The story of Frank the winemaker began before his contract ended in 1995. “Once [Walt Disney Co. president] Frank Wells died [in 1994], Disney was just different. To make another TV show or find another movie? I was, ‘been there done that.’ We couldn’t have been more successful than we were for those 10 years at Disney.
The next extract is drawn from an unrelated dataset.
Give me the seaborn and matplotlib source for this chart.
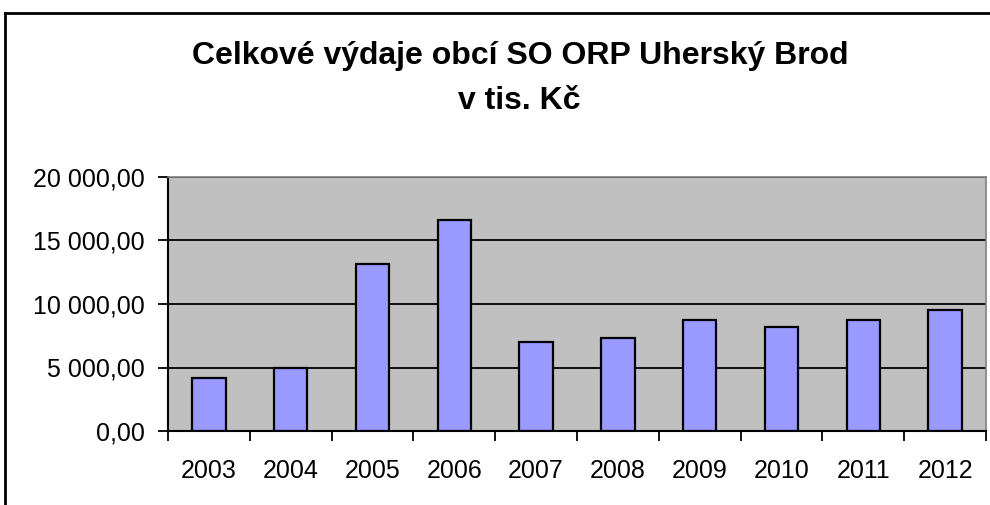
import matplotlib
matplotlib.use("Agg")
import matplotlib.pyplot as plt
import seaborn as sns
import pandas as pd
from matplotlib.lines import Line2D
from matplotlib.ticker import FuncFormatter, FixedLocator

# data
roky = ['2003', '2004', '2005', '2006', '2007', '2008', '2009', '2010', '2011', '2012']
vydaje = [4200, 4950, 13150, 16600, 7030, 7350, 8750, 8150, 8750, 9530]
y_ticks = [0, 5000, 10000, 15000, 20000]

df = pd.DataFrame({'rok': roky, 'vydaje': vydaje})

plt.rcParams['font.family'] = ['Liberation Sans', 'DejaVu Sans']
plt.rcParams['text.color'] = 'black'
plt.rcParams['xtick.color'] = 'black'
plt.rcParams['ytick.color'] = 'black'

fig = plt.figure(figsize=(9.9, 5.05), dpi=100)
ax = fig.add_axes([168 / 990, 1 - 431 / 505, (986 - 168) / 990, (431 - 177) / 505])
ax.set_facecolor('#C0C0C0')

sns.barplot(data=df, x='rok', y='vydaje', color='#9999FF', edgecolor='black',
            linewidth=1.6, width=0.41, saturation=1, ax=ax, zorder=3)

ax.set_ylim(0, 20000)
ax.set_xlim(-0.5, len(roky) - 0.5)
ax.set_yticks(y_ticks)
ax.yaxis.set_major_formatter(FuncFormatter(
    lambda v, p: f'{v:,.2f}'.replace(',', ' ').replace('.', ',')))
ax.yaxis.grid(True, color='black', linewidth=1.3, zorder=1)
ax.xaxis.grid(False)
ax.set_axisbelow(True)

# tick marks between categories, like Excel
ax.xaxis.set_minor_locator(FixedLocator([i - 0.5 for i in range(len(roky) + 1)]))
ax.tick_params(axis='x', which='major', length=0, pad=20, labelsize=18)
ax.tick_params(axis='x', which='minor', bottom=True, length=7, width=1.3,
               direction='out', color='black')
ax.tick_params(axis='y', which='major', left=True, length=7, width=1.3, direction='out',
               color='black', pad=10, labelsize=18)
ax.set_xlabel('')
ax.set_ylabel('')

for s in ['left', 'bottom']:
    ax.spines[s].set_color('black')
    ax.spines[s].set_linewidth(1.5)
for s in ['top', 'right']:
    ax.spines[s].set_color('#808080')
    ax.spines[s].set_linewidth(1.2)

fig.text(0.525, 1 - 56 / 505, 'Celkové výdaje obcí SO ORP Uherský Brod',
         ha='center', va='center', fontsize=23, fontweight='bold')
fig.text(0.525, 1 - 101 / 505, 'v tis. Kč',
         ha='center', va='center', fontsize=23, fontweight='bold')

# chart area frame (left and top visible)
fig.add_artist(Line2D([5 / 990, 5 / 990], [0, 1 - 13 / 505], color='black', linewidth=2,
                      transform=fig.transFigure))
fig.add_artist(Line2D([5 / 990, 1], [1 - 13 / 505, 1 - 13 / 505], color='black', linewidth=2,
                      transform=fig.transFigure))

fig.savefig('out.png', dpi=100)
It was just time to go on.”
Frank focused on his family — sons Paul and Darryl, co-president of Steven Spielberg’s Amblin Television, are brand ambassadors; three out of four vineyards are named after his grandchildren — and the family business, which has its own Hollywood pedigree. “The story is that Marilyn Monroe used to go up to Hanns Kornell, and she loved to take bubble baths using the champagne,” he laughs. “I can’t guarantee you it’s absolutely true.”
Every day, he develops wines with GM Todd Graff, and “every hour, I walk across the new grass and shake hands with people who came to see us,” including Usher, Pink, Turner Entertainment’s Kevin Reilly and WME’s Sean Perry. “The only pressure is which of 12 world-class restaurants to stop in on the way home.” (For his part, Reilly says, “Rich is one of those guys who seems to launch into every day like it’s the best day of his life. His qualities of exuberance and curiosity serve him well in both show business and winemaking.”) Dining with an old colleague is easier than in L.A., where it “took three secretaries to make a reservation that got canceled nine times. Here, I get a call, ‘I’m coming up this weekend to Napa,’ and I say, ‘Great, want to have dinner Saturday?’ It doesn’t take any more than that.”